Attendees of this year's NeurIPS AI conference in Montreal can spend a few moments driving through a virtual city, courtesy of NVIDIA. While that normally wouldn't be much to get worked up over, the simulation is fascinating because of what made it possible. With the help of some clever machine learning techniques and a handy supercomputer, NVIDIA has cooked up a way for AI to chew on existing videos and use the objects and scenery found within them to build interactive environments.
NVIDIA's research here isn't just a significant technical achievement; it also stands to make it easier for artists and developers to craft lifelike virtual worlds. Instead of having to meticulously design objects and people to fill a space polygon by polygon, they can use existing machine learning tools to roughly define those entities and let NVIDIA's neural network fill in the rest.
"Neural networks — specifically generative models — will change how graphics are created," Bryan Catanzano, NVIDIA's vice president of applied deep learning, said in a statement. "This will enable developers, particularly in gaming and automotive, to create scenes at a fraction of the traditional cost."
Here's how it works. Catanzano told reporters that researchers trained the fledgling neural model with dashcam videos taken from self-driving car trials in cities for about a week on one of the company's DGX-1 supercomputers. (NVIDIA CEO Jensen Huang once called the DGX-1 the equivalent of "250 servers in a box," so pulling off a similar feat at home seems all but impossible.)
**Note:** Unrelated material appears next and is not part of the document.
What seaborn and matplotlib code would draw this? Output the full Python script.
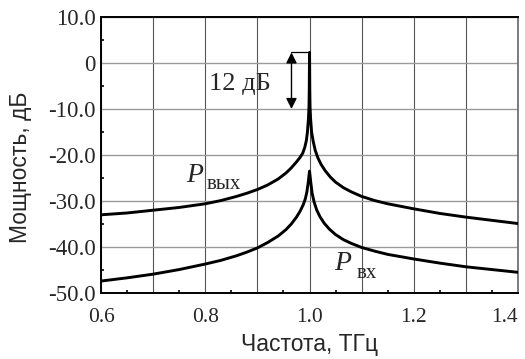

Meanwhile, the research team used Unreal Engine 4 to create what they called a "semantic map" of a scene, which essentially assigns every pixel on-screen a label. Some pixels got lumped into the "car" bucket, others into the "trees" category, or "buildings" — you get it. Those clumps of pixels were also given clearly defined edges, so Unreal Engine ultimately produced a sort of "sketch" of a scene that got fed to NVIDIA's neural model. From there, the AI applied the visuals for what it knew a "car" looked like to the clump of pixels labeled "car" and repeated the same process for every other classified object in the scene. That might sound tedious, but the whole thing happened faster than you might think — Catanzaro said the car simulation ran at 25 frames-per-second and that the AI rendered everything in real time.
NVIDIA's team also used this new video-to-video synthesis technique to digitally coax a team member into dancing like PSY. Crafting this model took the same kind of work as the car simulation, only this time the AI was tasked with figuring out the dancer's poses, turning them into rudimentary stick figures and rendering another person's appearance on top of them.
For now, the company's results speak for themselves. They're not as graphically rich or as detailed as a typical scene rendered in a AAA video game, but NVIDIA's sample videos offer glimpses at digital cities filled with objects that do sort of look real. Emphasis on "sort of." The tongue-in-cheek Gangnam Style body swaps worked a little better.
While NVIDIA has open-sourced all of its underlying code, it'll likely be a while yet before developers will start using these tools to flesh out their next VR set pieces. That's just as well, honestly, since the company was quick to point out the neural network's limitations: while the virtual cars zipping around its simulated cityscape looked surprisingly true-to-life, NVIDIA said its model wasn't great at rendering vehicles as they turn because its label maps lacked sufficient information. More troubling to VR artisans is the fact that certain objects, like those pesky cars, might not always look the same as the scene progresses; in particular, NVIDIA said those objects may change color slightly over time. These all are clearly representations of real-world objects, but they're a long way from being photo-realistic for long periods of time.
Those technical shortcomings are one thing; it's sadly not hard to see how these techniques could be used for unsavory purposes, too. Just look at deepfakes: it's getting remarkably difficult to tell these artificially generated videos apart from the real thing, and as NVIDIA proved with its Gangnam Style test, its neural model could be used to create uncomfortable situations for real people. Perhaps unsurprisingly, Catanzaro largely looks on the bright side.
"People really enjoy virtual experiences," he told Engadget. "Most of the time they're used for good things. We're focused on the good applications." Later, though, he conceded people using tools like these for things he doesn't approve of is the "nature of technology" and pointed out that "Stalin was Photoshopping people out of pictures in the '50s before Photoshop even existed."
There's no denying that NVIDIA's research is a notable step forward in digital imaging, and in time it may help change the way we create and interact with virtual worlds. For commerce, for art, for innovation and more, that's a good thing. Even so, the existence of these tools also means the line between real events and fabricated ones will continue to grow more tenuous, and pretty soon we'll have to start really reckoning with what these tools are capable of.